The Italian carbonara police don’t want you to put ham in your spaghetti carbonara; they’ve made that clear. And don’t even think about splashing in cream or grating over Parmesan instead of pecorino.
But would they be so angry if the noodles were another shape — maybe small, ovalish orzo?
Carbonara “is the poster child for everything that’s wrong and right with trends,” said Roberto Serrini, a filmmaker and journalist who has studied carbonara intensely. His main point is that carbonara changes with time.
In the 1960s, it meant a splash of Cognac to pair with the bacon. Today, it means guanciale, eggs, Pecorino Romano and lots of black pepper (the carbon in carbonara).
One thing is clear: Using orzo pasta gets you to a plate of creamy, cheesy carbohydrates in a faster, and more foolproof, way than rice or spaghetti alike.
In Italy, the dish known as orzotto — a portmanteau of the words orzo and risotto — is made with pearl barley, “orzo” in Italian. Outside the country, however, and as it is here, the same word can refer to a risotto-like dish where orzo pasta, what Italians call “risoni” (large rice), is used in place of the rice.
Orzotto is “better than risotto because it’s a little easier to cook,” Mr. Serrini said. “You don’t have to stir it constantly.”

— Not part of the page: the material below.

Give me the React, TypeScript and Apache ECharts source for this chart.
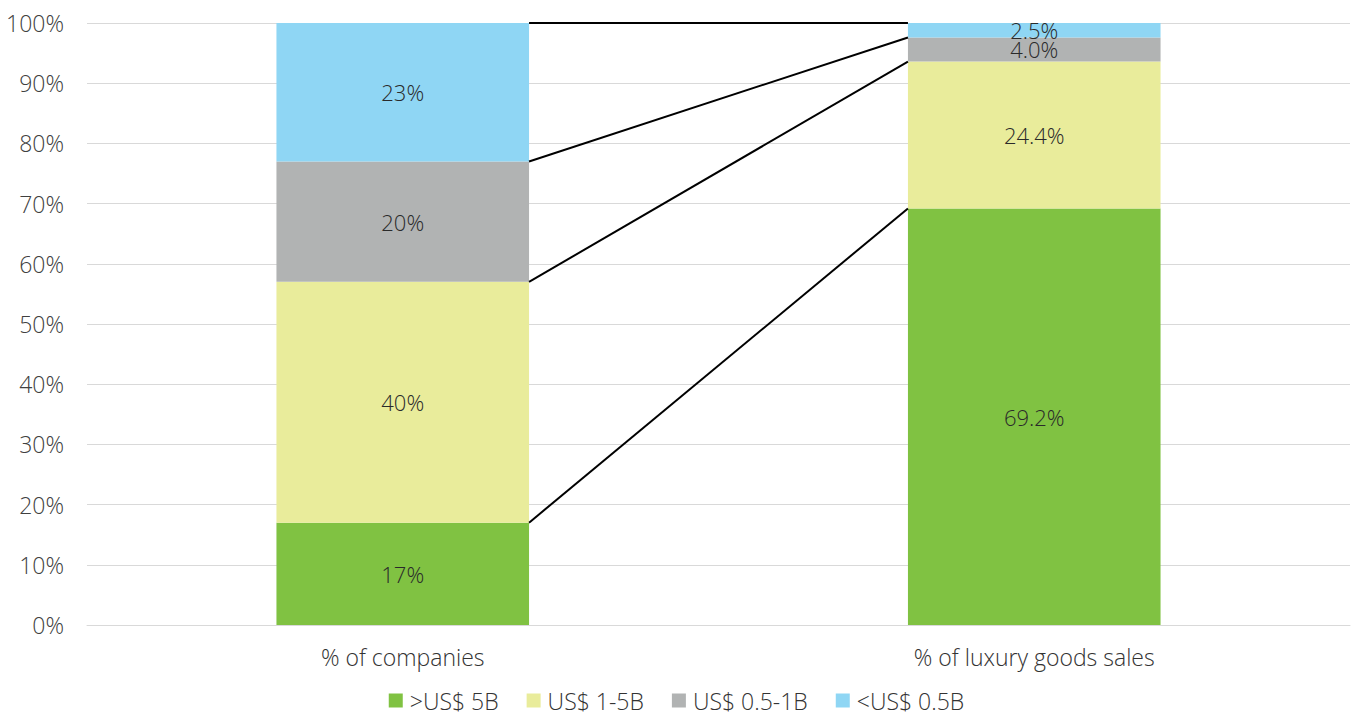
import React, { useEffect, useRef } from "react";
import * as echarts from "echarts";

const categories = ["% of companies", "% of luxury goods sales"];
const seriesNames = [">US$ 5B", "US$ 1-5B", "US$ 0.5-1B", "<US$ 0.5B"];
const over5B = [17, 69.2];
const from1to5B = [40, 24.4];
const from05to1B = [20, 4.0];
const under05B = [23, 2.5];
const labelsLeft = ["17%", "40%", "20%", "23%"];
const labelsRight = ["69.2%", "24.4%", "4.0%", "2.5%"];
const colors = ["#80c242", "#e9ec9b", "#b1b3b3", "#8fd6f4"];
const yTicks = [0, 10, 20, 30, 40, 50, 60, 70, 80, 90, 100];

export default function App() {
  const ref = useRef<HTMLDivElement>(null);
  useEffect(() => {
    if (!ref.current) return;
    const chart = echarts.init(ref.current, null, { renderer: "svg" });
    const all = [over5B, from1to5B, from05to1B, under05B];
    const labels = [labelsLeft, labelsRight];
    const cum = (idx: number) => {
      let s = 0;
      return all.map((arr) => {
        s += arr[idx];
        return Math.min(100, Math.round(s * 10) / 10);
      });
    };
    const leftCum = cum(0);
    const rightCum = cum(1);
    const lineData = leftCum.map((v, i) => [0, v, rightCum[i]]);
    const font = "'Open Sans', sans-serif";
    const barSeries = all.map((arr, si) => ({
      name: seriesNames[si],
      type: "bar",
      stack: "total",
      barWidth: "40%",
      itemStyle: { color: colors[si] },
      label: {
        show: true,
        position: "inside",
        color: "#2a2a2a",
        fontSize: 22,
        fontWeight: 300,
        fontFamily: font,
        lineHeight: 20,
        formatter: (p: any) => labels[p.dataIndex][si],
      },
      data: arr,
    }));
    chart.setOption({
      animation: false,
      textStyle: { fontFamily: font },
      grid: { left: 87, right: 3, top: 23, bottom: 92, containLabel: false },
      legend: {
        data: seriesNames,
        top: 689,
        left: "center",
        padding: 0,
        icon: "rect",
        itemWidth: 14,
        itemHeight: 14,
        itemGap: 28,
        textStyle: { fontSize: 23, lineHeight: 20, color: "#333", fontWeight: 300, fontFamily: font, padding: [0, 0, 0, 2] },
      },
      xAxis: {
        type: "category",
        data: categories,
        axisTick: { show: false },
        axisLine: { lineStyle: { color: "#d9d9d9" } },
        axisLabel: { fontSize: 23, color: "#333", fontWeight: 300, margin: 20, fontFamily: font },
      },
      yAxis: {
        type: "value",
        min: yTicks[0],
        max: yTicks[yTicks.length - 1],
        interval: 10,
        axisLine: { show: false },
        axisTick: { show: false },
        splitLine: { lineStyle: { color: "#d9d9d9" } },
        axisLabel: { fontSize: 23, color: "#404040", fontWeight: 300, margin: 23, formatter: "{value}%", fontFamily: font },
      },
      series: [
        ...barSeries,
        {
          type: "custom",
          z: 5,
          silent: true,
          encode: { x: 0, y: 1 },
          data: lineData,
          renderItem: (params: any, api: any) => {
            const p1 = api.coord([0, api.value(1)]);
            const p2 = api.coord([1, api.value(2)]);
            const bw = api.size([1, 0])[0] * 0.4;
            return {
              type: "line",
              shape: { x1: p1[0] + bw / 2, y1: p1[1], x2: p2[0] - bw / 2, y2: p2[1] },
              style: { stroke: "#000", lineWidth: 2 },
            };
          },
        },
      ],
    });
    return () => chart.dispose();
  }, []);
  return <div ref={ref} style={{ width: 1353, height: 717, position: "absolute", left: 0, top: 0 }} />;
}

In this recipe, the chicken stock is added all at once, and the orzo needs a mere 7 to 9 minutes to plump over a gentle flame. You can take comfort in knowing that your end result will eat like a risotto in half the time and with much less stirring — and your mouth will be coated with carbonara’s perfect emulsion of cheese, egg and pork fat.
The anchoring succor of a classic carbonara cannot be beat, but it takes some technique to get the texture right. The trick here is to use guanciale, cured pork jowl, if you can find it, not just for its peppery flavor and crispy meat, but for its golden fat, which helps blend the eggs into a smooth sauce.
And the eggs, run through with pecorino and a cascade of freshly ground black pepper, should be first tempered with a ladle of the cooked orzo before folding into the rest of the pot. The extra starchiness of the rice-shaped pasta is yet even more insurance from the worst thing that can happen to your carbonara: scrambled eggs.
This is carbonara for the clumsy, the impatient and the greedy.
For more of a risotto flavor (at the risk of angering purists), you could cook a finely diced shallot, maybe even some celery or celery seed, in the guanciale fat before adding the orzo, then stir in a splash of white wine or Cognac.
This eggy-peppery comfort is best eaten right off the heat. But it is odd how, even straight out of the fridge, cold, it still stays glossy, like a dreamy pasta salad.
The carbonara police might not like that, but you do, right?